I work out for 9 - 15 hours a week. But preparing for the workouts, dressing, changing, mixing various concoctions of energy drinks, planning my routes for the runs and bike rides, maintaining my gear and recording all of my results takes at least as much time. So the weekly commitment is closer to 20 – 25 hours.
I work out six days each week. Adding the preparation and pre-workout planning to each day’s workouts means that I must allocate about 3 – 4 hours per day, depending on the workout.
Some days, such as the weekends, involve significant time commitments to complete a 75 mile bike session or a 13 mile run. Almost every workout involves training in multiple disciplines, and quite often three different workouts in a single day.

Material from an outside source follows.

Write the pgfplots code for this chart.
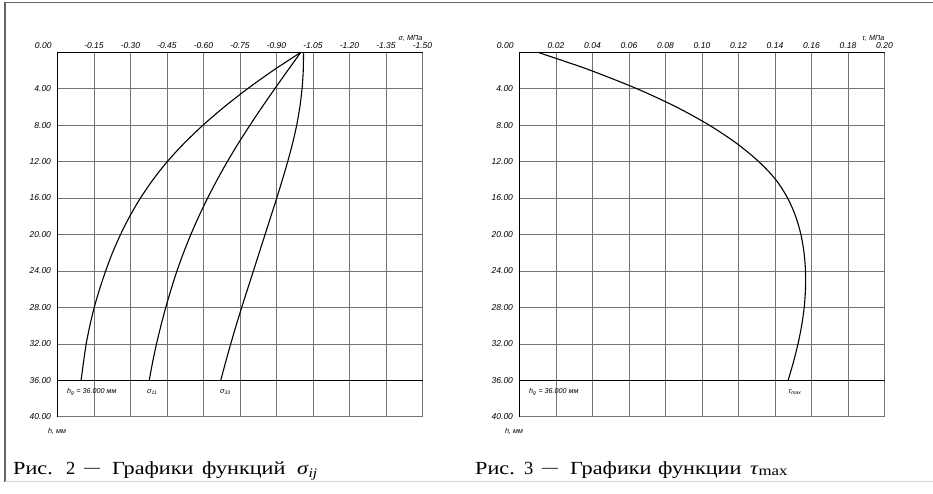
\documentclass[border=0pt]{standalone}
\usepackage{pgfplots}
\pgfplotsset{compat=1.18}
\usepackage{fontspec}
\setmainfont{Liberation Serif}
\setsansfont{Liberation Sans}
\newfontfamily\capfont[FakeStretch=1.2]{Liberation Serif}
\newcommand{\tlf}{\fontsize{8.5}{9}\selectfont\sffamily\itshape}
\newcommand{\smf}{\fontsize{7.2}{8}\selectfont\sffamily\itshape}
\newcommand{\capf}{\fontsize{18.5}{20}\selectfont\capfont}

\pgfplotsset{
  myax/.style={
    scale only axis, width=365pt, height=364.4pt, anchor=center,
    ymin=0, ymax=40, y dir=reverse,
    ytick={0,4,8,12,16,20,24,28,32,36,40},
    yticklabels={,4.00,8.00,12.00,16.00,20.00,24.00,28.00,32.00,36.00,40.00},
    grid=major, major grid style={black!55, line width=0.6pt},
    axis line style={black!55, line width=0.6pt},
    tick style={draw=none},
    xticklabel pos=upper,
    ticklabel style={font=\tlf},
    yticklabel style={xshift=-3pt},
    clip=false,
  },
  curve/.style={black, line width=1.1pt, smooth, no marks},
}

\begin{document}
\begin{tikzpicture}
\path[use as bounding box] (0pt,0pt) rectangle (933pt,493pt);
% outer frame
\draw[gray!80!black, line width=1.2pt] (933pt,490.3pt) -- (5pt,490.3pt) -- (5pt,11.3pt);
\draw[gray!35, line width=1.5pt] (5pt,11.3pt) -- (933pt,11.3pt);

% ---------- left chart ----------
\begin{axis}[myax, at={(240pt,258.5pt)},
  xmin=-1.5, xmax=0, x dir=reverse,
  xtick={0,-0.15,-0.3,-0.45,-0.6,-0.75,-0.9,-1.05,-1.2,-1.35,-1.5},
  xticklabels={\llap{0.00\hspace{6pt}},-0.15,-0.30,-0.45,-0.60,-0.75,-0.90,-1.05,-1.20,-1.35,-1.50},
]
\addplot[curve] coordinates {
(-1.000,0) (-0.886,2) (-0.781,4) (-0.685,6) (-0.598,8) (-0.520,10) (-0.451,12)
(-0.392,14) (-0.341,16) (-0.297,18) (-0.259,20) (-0.226,22) (-0.198,24) (-0.173,26)
(-0.151,28) (-0.133,30) (-0.118,32) (-0.107,34) (-0.097,36)};
\addplot[curve] coordinates {
(-1.000,0) (-0.946,2) (-0.893,4) (-0.841,6) (-0.791,8) (-0.743,10) (-0.698,12)
(-0.656,14) (-0.617,16) (-0.581,18) (-0.548,20) (-0.518,22) (-0.491,24) (-0.467,26)
(-0.445,28) (-0.425,30) (-0.407,32) (-0.391,34) (-0.377,36)};
\addplot[curve] coordinates {
(-1.011,0) (-1.010,2) (-1.005,4) (-0.996,6) (-0.983,8) (-0.966,10) (-0.946,12)
(-0.924,14) (-0.901,16) (-0.877,18) (-0.853,20) (-0.829,22) (-0.805,24) (-0.781,26)
(-0.757,28) (-0.734,30) (-0.712,32) (-0.691,34) (-0.671,36)};
\draw[black, line width=1.1pt] (axis cs:0,36) -- (axis cs:-1.5,36);
\draw[black, line width=1.3pt] (axis cs:0,40) -- (axis cs:0,0) -- (axis cs:-1.5,0);
\node[anchor=base west, font=\smf, inner sep=0pt] at (axis cs:-0.039,37.4) {h\textsubscript{g} = 36.000 мм};
\node[anchor=base west, font=\smf, inner sep=0pt] at (axis cs:-0.368,37.4) {σ\textsubscript{11}};
\node[anchor=base west, font=\smf, inner sep=0pt] at (axis cs:-0.668,37.4) {σ\textsubscript{33}};
\node[anchor=base east, font=\smf, inner sep=0pt, yshift=12pt] at (axis cs:-1.5,0) {σ, МПа};
\node[anchor=base west, font=\smf, inner sep=0pt, xshift=-9.5pt, yshift=-16.5pt] at (axis cs:0,40) {h, мм};
\end{axis}

% ---------- right chart ----------
\begin{axis}[myax, at={(702pt,258.5pt)},
  xmin=0, xmax=0.2,
  xtick={0,0.02,0.04,0.06,0.08,0.1,0.12,0.14,0.16,0.18,0.2},
  xticklabels={\llap{0.00\hspace{6pt}},0.02,0.04,0.06,0.08,0.10,0.12,0.14,0.16,0.18,0.20},
]
\addplot[curve] coordinates {
(0.0101,0) (0.0249,1) (0.0392,2) (0.0644,4) (0.0859,6) (0.1040,8) (0.1190,10)
(0.1311,12) (0.1405,14) (0.1469,16) (0.1513,18) (0.1542,20) (0.1559,22) (0.1567,24)
(0.1567,26) (0.1560,28) (0.1546,30) (0.1526,32) (0.1501,34) (0.1472,36)};
\draw[black, line width=1.1pt] (axis cs:0,36) -- (axis cs:0.2,36);
\draw[black, line width=1.3pt] (axis cs:0,40) -- (axis cs:0,0) -- (axis cs:0.2,0);
\node[anchor=base west, font=\smf, inner sep=0pt] at (axis cs:0.0052,37.4) {h\textsubscript{g} = 36.000 мм};
\node[anchor=base west, font=\smf, inner sep=0pt] at (axis cs:0.1474,37.4) {τ\textsubscript{max}};
\node[anchor=base east, font=\smf, inner sep=0pt, yshift=12pt] at (axis cs:0.2,0) {τ, МПа};
\node[anchor=base west, font=\smf, inner sep=0pt, xshift=-14.5pt, yshift=-16.5pt] at (axis cs:0,40) {h, мм};
\end{axis}

% ---------- captions ----------
\begin{scope}[every node/.style={anchor=base west, inner sep=0pt, font=\capf}]
\node at (13pt,19pt) {Рис.};
\node[font=\fontsize{18.5}{20}\selectfont\rmfamily] at (66pt,19pt) {2};
\node[font=\fontsize{16}{18}\selectfont\rmfamily] at (84pt,21pt) {—};
\node at (112pt,19pt) {Графики};
\node at (202pt,19pt) {функций};
\node at (297pt,19pt) {\itshape σ\kern0.5pt{\fontsize{13}{14}\selectfont\raisebox{-3pt}{ij}}};
\node at (475pt,19pt) {Рис.};
\node[font=\fontsize{18.5}{20}\selectfont\rmfamily] at (524pt,19pt) {3};
\node[font=\fontsize{16}{18}\selectfont\rmfamily] at (542pt,21pt) {—};
\node at (570pt,19pt) {Графики};
\node at (658pt,19pt) {функции};
\node at (750pt,19pt) {{\itshape τ}\kern0.5pt{\fontsize{14}{15}\selectfont\raisebox{-1pt}{max}}};
\end{scope}
\end{tikzpicture}
\end{document}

Despite my best intentions of working out after business hours, the facts are that I have learned time and again that my best chances of completing a workout is if I start them first thing in the morning. Trying to set time aside in the evening is very risky because legitimate things unexpectedly pop up: every day. Also, one can have a tough day, be wiped out and really not be in the mood at all to work out.
It is far better to get up earlier and just do it.Having said that, I do not always get my workouts done in the mornings. Often, my workouts require a break between them, so there is no way to get them done at one time. On most days, I work out in the morning, and the evening.
My training includes: running, cycling, swimming, weightlifting and various drills, core exercises and stretching. Training also requires plenty of sleep 7 - 8 hours, the occasional nap on the weekends (I should do this more often, but don't), proper diet and nutritional supplements, and sports massage. The risk of injury increases when muscles are not as pliable and flexible, and thus the need for consistent sports massage. This isn't a spa treatment; in fact it's often quite painful!